Marwan intanto venne arrestato la prima volta a 18 anni, nel 1978, e condannato a sei anni di detenzione, un periodo che utilizzò per imparare l’ebraico nelle carceri israeliane. Come lei stessa ha raccontato nel 2017 in un’intervista ad Al Jazeera, quando uscì dal carcere le chiese di sposarlo «ma nella consapevolezza che lui non era interessato a fare soldi o a costruire una casa, perché la sua vita sarebbe stata interamente dedicata alla resistenza palestinese e alla fine dell’occupazione nei Territori». I due –oggi ultrasessantenni – si sposarono nel 1984. Marwan studiò storia e scienze politiche all’università di Bir Zeit e fu tra i fondatori di Shabiba, l’organizzazione giovanile di Fatah nei Territori, particolarmente attiva in quell’ateneo negli anni Ottanta. Emerse come figura carismatica nella Prima intifada (1987-1993) e venne deportato in Giordania nel 1987 con la moglie e i due figli: la famiglia restò in esilio per sette anni e rientrò in Cisgiordania nel 1994, dopo la firma degli Accordi di Oslo.
Al rientro in Palestina Fadwa intraprese gli studi in Giurisprudenza mentre cresceva i quattro figli. All’inizio degli anni Duemila aprì il proprio studio legale a Ramallah, dal quale ha cercato di incoraggiare la partecipazione delle donne alla vita politica palestinese. Il marito intanto dal 1998 era diventato membro del Consiglio legislativo palestinese ma nell’estate del 2000 i suoi rapporti con Yasser Arafat (capo dell’Organizzazione per la liberazione della Palestina e presidente dell’Autorità nazionale palestinese) si fecero tesi. Marwan divenne il simbolo della Seconda intifada durante la quale si è autodefinito leader delle milizie Tanzim, braccio militare del partito Fatah.

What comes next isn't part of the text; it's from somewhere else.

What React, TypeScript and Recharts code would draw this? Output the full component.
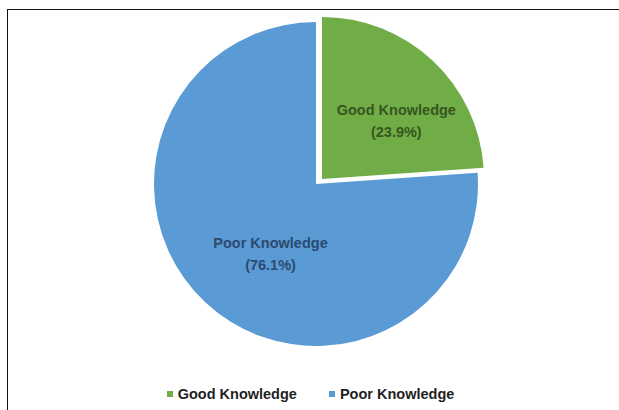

Dopo essere scampato a diversi tentativi di ucciderlo, messi in atto dalle forze di sicurezza israeliane, Marwan Barghouti venne arrestato il 15 aprile 2022 – con l’accusa di esser coinvolto in diversi attentati costati la vita a 26 persone – e poi condannato a cinque ergastoli e altri 40 anni di detenzione, il massimo della pena prevista. Da quel momento la vita di Fadwa è stata interamente dedicata alla liberazione del marito e ad alleviare la condizione dei detenuti palestinesi nelle carceri israeliane. Nel 2013 è stata in Sudafrica per lanciare la campagna «Liberate Marwan Barghouti e tutti i prigionieri palestinesi» insieme all’ex prigioniero politico sudafricano Ahmed Katrada, icona della lotta contro l’apartheid insieme a Nelson Mandela. Alla campagna aderirono otto Premi Nobel e molte decine di governi.
Dopo lo sciopero della fame lanciato da Marwa nel 2017 per 40 giorni insieme ad altri 1.600 detenuti per chiedere “riforme umanitarie nel sistema penitenziario israeliano”, Fadwa ha intensificato i contatti con leader arabi, dell’Unione europea, degli Stati Uniti e del Sud America per sensibilizzare le opinioni pubbliche sulla realtà dell’occupazione israeliana dei Territori palestinesi. Una fitta trama di relazioni per costruire il consenso internazionale intorno alla scarcerazione del marito, considerato anche da molti connazionali come possibile futuro presidente dell’Autorità palestinese, al posto di Mahmoud Abbas. Il governo di Israele ha sempre respinto al mittente la richiesta, ma dopo il 7 ottobre 2023 crescono le voci della società civile israeliana a sostegno della scarcerazione di Marwan Barghouti: fra queste c’è anche quella di Ami Ayalon, pluridecorato ammiraglio della Marina Militare ed ex capo dello Shin Bet.